#### Given instruction:
Extract all lines in the data that contain the word "script".

#### Data records:
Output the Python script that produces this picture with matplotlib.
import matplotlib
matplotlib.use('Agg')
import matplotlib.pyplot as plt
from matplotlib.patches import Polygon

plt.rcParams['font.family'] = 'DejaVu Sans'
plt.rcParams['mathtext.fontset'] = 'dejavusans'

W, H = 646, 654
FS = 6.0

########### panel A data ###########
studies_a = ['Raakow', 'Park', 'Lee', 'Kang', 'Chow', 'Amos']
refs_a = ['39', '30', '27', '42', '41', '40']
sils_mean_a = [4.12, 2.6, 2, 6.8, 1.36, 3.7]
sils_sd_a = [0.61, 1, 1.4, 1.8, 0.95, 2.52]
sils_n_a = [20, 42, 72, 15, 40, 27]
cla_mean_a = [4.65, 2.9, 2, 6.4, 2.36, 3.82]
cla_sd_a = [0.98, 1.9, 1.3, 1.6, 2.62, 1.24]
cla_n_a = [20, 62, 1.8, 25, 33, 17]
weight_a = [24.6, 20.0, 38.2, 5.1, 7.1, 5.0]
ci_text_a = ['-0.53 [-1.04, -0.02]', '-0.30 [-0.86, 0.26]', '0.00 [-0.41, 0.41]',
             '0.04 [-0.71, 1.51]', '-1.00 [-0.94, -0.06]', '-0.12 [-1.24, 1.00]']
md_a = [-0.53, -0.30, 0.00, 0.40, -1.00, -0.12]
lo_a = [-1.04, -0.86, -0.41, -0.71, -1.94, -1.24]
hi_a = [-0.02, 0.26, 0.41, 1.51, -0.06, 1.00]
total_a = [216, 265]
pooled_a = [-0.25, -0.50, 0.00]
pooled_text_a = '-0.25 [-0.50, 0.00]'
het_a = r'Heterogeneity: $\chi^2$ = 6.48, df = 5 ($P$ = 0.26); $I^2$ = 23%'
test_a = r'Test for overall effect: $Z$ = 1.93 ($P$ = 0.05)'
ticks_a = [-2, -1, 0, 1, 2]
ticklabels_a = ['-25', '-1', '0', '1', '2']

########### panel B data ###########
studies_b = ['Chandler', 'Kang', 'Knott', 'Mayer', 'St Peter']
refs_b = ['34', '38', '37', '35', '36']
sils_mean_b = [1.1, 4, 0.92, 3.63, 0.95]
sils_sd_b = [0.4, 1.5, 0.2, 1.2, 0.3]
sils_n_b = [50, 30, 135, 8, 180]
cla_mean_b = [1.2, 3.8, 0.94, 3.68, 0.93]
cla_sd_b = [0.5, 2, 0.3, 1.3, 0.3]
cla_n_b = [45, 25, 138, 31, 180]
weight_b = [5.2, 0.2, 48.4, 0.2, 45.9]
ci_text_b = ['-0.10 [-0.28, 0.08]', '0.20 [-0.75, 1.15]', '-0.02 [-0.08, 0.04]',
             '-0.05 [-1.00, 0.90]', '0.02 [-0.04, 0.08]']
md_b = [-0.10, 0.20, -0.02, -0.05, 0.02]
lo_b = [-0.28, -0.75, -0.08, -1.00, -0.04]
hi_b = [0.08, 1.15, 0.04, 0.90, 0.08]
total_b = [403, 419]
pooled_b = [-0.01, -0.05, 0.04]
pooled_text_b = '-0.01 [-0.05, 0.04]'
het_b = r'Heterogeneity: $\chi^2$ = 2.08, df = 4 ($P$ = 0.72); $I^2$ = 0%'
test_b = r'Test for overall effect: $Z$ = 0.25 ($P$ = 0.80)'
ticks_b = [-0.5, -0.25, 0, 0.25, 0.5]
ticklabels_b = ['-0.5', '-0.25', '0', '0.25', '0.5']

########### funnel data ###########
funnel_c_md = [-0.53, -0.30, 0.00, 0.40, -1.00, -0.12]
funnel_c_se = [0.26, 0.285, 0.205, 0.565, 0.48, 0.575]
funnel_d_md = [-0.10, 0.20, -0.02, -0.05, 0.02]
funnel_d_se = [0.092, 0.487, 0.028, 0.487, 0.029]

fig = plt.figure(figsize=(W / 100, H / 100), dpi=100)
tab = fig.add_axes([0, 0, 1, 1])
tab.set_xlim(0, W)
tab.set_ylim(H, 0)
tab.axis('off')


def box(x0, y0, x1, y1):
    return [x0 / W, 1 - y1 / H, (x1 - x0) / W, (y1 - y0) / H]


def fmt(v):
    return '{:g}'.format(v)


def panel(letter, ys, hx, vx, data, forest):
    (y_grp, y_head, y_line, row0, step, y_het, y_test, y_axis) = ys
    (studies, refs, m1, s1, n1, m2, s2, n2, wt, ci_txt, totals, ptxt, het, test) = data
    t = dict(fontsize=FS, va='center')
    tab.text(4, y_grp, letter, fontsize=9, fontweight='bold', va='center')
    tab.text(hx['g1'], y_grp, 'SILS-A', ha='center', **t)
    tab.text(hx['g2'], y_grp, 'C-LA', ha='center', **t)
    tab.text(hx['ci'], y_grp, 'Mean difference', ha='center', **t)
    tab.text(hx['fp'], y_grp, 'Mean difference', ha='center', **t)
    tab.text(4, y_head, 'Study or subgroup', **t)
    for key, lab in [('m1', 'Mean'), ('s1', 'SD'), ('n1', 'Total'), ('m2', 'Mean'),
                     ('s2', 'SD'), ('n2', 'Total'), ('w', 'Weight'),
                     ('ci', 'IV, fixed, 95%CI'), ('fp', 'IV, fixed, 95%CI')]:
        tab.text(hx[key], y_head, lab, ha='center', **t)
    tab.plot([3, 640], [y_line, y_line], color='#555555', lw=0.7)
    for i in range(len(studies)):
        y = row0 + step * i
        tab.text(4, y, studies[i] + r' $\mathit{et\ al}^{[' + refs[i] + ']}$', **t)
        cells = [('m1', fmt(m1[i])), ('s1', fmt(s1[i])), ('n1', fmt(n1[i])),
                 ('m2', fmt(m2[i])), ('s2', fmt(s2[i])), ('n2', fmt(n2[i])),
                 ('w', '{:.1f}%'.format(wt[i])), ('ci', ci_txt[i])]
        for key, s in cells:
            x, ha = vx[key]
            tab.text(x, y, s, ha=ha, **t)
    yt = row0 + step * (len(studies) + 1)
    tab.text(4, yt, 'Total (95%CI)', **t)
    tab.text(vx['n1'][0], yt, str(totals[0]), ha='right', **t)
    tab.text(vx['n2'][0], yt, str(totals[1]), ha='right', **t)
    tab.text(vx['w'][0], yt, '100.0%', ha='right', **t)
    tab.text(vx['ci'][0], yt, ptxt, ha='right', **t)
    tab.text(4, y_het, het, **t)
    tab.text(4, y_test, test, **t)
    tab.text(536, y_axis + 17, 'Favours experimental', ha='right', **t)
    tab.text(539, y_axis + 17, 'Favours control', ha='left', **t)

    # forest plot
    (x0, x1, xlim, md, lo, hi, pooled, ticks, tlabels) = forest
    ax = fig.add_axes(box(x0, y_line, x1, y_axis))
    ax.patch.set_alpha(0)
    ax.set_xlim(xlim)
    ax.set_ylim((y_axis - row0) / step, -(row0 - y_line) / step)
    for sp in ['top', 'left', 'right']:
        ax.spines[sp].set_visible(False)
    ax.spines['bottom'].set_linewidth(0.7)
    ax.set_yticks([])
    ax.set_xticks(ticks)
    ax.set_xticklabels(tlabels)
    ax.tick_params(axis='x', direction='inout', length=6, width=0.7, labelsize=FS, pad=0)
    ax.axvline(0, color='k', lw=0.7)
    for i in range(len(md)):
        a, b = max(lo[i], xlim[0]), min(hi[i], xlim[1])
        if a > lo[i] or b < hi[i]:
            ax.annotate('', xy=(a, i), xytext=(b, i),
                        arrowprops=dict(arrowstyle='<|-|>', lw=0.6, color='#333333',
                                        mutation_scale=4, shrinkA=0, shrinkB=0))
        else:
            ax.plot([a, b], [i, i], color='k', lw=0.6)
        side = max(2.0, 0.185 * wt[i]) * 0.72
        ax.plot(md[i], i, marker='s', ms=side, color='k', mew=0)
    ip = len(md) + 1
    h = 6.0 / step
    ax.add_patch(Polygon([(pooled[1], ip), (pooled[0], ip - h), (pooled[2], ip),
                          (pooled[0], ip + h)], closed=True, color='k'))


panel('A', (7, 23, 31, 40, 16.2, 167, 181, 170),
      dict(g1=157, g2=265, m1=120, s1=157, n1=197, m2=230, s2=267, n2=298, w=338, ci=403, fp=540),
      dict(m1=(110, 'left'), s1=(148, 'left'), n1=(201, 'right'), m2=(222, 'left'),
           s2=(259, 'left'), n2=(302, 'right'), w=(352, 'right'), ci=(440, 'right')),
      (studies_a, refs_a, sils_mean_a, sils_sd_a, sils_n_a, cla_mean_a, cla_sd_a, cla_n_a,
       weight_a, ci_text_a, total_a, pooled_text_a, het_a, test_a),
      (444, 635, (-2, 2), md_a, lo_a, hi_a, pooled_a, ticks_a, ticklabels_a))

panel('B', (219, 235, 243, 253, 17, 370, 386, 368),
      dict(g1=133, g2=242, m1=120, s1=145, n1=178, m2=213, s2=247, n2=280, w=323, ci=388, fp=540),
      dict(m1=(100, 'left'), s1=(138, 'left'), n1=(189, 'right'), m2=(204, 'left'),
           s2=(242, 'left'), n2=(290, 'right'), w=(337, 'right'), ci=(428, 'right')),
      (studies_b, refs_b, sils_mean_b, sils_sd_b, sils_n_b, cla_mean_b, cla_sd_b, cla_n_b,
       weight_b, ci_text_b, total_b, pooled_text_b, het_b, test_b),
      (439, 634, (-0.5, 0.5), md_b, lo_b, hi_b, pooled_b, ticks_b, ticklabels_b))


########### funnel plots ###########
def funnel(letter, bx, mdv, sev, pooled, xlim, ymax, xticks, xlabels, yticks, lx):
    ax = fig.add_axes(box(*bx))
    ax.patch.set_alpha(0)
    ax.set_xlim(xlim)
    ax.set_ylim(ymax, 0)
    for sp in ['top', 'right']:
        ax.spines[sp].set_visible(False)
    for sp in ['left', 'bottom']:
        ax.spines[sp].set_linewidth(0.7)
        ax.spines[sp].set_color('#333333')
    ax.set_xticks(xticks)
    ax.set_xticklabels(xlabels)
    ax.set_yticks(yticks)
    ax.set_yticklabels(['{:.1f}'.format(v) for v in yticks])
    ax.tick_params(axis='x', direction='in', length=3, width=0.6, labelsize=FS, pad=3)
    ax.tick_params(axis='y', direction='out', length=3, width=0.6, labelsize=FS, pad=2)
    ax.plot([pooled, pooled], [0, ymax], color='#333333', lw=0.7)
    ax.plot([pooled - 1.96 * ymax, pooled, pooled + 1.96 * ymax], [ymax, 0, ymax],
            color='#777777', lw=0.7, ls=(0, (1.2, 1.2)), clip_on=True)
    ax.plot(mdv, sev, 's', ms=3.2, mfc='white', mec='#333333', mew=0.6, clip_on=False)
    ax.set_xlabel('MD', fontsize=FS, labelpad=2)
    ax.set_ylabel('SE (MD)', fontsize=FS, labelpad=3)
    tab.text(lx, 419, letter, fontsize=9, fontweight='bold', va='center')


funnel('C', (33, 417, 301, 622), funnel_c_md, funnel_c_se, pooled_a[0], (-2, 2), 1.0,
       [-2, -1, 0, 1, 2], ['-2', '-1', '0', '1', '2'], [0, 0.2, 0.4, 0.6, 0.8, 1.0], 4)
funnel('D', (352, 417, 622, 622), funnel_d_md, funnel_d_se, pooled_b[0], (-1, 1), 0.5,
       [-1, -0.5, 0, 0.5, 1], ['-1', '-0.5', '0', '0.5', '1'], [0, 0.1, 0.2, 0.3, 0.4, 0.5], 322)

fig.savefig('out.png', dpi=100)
...
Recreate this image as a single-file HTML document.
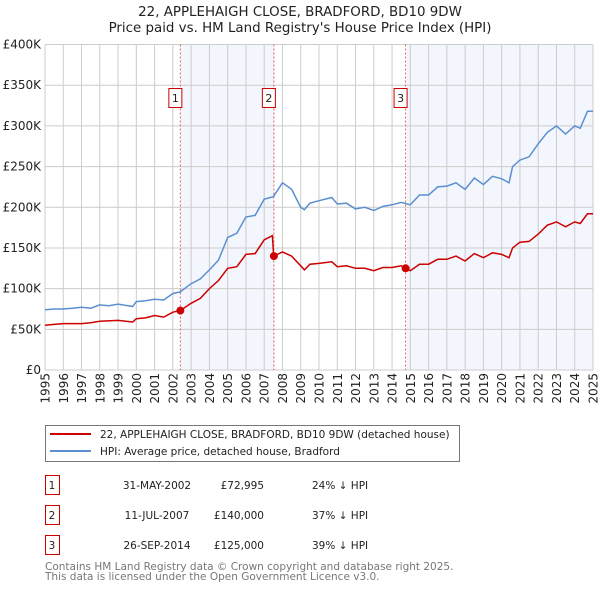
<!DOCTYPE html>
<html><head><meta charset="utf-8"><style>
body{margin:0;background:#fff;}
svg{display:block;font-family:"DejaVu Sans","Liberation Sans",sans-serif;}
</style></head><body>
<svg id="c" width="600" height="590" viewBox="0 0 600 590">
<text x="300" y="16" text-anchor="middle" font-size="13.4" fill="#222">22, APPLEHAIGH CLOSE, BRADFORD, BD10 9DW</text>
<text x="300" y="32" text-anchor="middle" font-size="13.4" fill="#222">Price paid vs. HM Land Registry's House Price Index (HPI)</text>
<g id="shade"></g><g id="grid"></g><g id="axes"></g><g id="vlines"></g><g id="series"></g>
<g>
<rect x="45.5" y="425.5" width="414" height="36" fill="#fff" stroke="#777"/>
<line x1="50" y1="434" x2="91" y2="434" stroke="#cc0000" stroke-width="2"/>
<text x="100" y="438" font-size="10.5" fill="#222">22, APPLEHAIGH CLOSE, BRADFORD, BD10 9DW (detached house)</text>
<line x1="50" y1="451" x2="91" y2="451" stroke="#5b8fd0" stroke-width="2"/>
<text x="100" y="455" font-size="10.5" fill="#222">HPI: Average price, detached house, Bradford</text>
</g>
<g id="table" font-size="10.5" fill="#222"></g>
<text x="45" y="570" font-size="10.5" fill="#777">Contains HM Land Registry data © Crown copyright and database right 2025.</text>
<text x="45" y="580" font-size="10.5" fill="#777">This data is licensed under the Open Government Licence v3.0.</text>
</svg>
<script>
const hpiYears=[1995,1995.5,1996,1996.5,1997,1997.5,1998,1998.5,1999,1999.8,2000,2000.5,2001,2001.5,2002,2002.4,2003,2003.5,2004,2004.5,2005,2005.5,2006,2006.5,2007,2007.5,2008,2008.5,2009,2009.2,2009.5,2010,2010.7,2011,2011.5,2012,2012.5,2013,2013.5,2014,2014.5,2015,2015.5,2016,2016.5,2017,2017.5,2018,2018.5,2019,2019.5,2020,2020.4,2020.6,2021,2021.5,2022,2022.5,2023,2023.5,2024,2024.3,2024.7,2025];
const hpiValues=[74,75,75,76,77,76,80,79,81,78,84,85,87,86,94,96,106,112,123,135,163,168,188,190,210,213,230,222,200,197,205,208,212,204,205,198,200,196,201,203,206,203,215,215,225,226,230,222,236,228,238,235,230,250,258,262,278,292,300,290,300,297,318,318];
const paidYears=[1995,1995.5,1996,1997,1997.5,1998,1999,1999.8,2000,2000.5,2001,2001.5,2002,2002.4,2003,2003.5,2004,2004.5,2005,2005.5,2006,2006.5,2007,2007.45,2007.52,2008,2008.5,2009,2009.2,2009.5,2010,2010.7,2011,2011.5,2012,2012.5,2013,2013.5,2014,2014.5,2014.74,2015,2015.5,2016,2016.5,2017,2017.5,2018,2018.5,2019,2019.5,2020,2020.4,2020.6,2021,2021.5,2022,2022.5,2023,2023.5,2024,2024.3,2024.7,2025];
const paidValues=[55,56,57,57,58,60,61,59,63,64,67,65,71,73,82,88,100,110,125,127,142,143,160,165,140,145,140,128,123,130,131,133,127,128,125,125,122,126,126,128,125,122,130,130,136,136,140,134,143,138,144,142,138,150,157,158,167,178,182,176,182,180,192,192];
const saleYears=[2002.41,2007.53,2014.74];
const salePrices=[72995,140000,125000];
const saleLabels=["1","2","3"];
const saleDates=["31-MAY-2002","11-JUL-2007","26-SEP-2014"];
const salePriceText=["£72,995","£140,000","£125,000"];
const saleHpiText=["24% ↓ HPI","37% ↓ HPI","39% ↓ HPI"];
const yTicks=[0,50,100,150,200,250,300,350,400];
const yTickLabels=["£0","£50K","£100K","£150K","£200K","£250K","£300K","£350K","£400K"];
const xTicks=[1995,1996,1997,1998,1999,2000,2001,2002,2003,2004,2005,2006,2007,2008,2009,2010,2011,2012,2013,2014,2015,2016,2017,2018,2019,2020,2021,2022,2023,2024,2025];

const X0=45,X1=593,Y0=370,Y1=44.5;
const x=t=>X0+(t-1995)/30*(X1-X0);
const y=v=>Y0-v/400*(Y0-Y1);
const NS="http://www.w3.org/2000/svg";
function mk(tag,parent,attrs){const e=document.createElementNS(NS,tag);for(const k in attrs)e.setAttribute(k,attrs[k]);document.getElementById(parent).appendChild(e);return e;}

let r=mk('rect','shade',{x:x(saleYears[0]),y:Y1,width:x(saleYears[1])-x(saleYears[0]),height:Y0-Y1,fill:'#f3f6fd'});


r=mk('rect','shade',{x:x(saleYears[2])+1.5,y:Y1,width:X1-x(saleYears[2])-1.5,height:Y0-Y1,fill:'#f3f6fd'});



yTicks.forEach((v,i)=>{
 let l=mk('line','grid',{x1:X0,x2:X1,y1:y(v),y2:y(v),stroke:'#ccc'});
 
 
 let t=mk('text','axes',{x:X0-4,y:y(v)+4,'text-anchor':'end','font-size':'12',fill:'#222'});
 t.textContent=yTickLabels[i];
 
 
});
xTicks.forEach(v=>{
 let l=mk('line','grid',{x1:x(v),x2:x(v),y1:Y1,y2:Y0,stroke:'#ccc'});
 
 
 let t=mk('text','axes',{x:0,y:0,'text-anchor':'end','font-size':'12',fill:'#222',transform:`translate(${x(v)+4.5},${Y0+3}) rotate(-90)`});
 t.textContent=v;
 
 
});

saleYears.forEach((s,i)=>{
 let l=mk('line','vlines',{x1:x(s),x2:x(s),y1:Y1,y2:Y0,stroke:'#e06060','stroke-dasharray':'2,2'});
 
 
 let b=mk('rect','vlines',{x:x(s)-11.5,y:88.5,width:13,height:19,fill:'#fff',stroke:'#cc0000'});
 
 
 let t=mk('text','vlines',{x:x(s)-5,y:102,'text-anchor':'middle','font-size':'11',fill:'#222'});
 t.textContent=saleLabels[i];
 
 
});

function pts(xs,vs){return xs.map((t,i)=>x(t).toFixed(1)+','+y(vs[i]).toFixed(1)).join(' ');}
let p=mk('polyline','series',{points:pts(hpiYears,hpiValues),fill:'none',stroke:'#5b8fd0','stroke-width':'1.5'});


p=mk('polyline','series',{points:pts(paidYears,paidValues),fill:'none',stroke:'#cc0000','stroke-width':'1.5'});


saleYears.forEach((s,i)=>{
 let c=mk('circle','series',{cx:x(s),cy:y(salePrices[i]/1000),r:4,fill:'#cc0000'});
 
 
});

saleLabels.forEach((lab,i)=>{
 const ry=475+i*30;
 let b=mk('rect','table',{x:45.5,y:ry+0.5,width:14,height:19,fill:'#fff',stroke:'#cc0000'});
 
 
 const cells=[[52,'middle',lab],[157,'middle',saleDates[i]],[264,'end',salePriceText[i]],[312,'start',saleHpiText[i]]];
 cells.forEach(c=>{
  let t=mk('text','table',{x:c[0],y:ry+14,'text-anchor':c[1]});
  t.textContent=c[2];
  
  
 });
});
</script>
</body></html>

#### Exercise response:
Output the Python script that produces this picture with matplotlib.
<script>
</script>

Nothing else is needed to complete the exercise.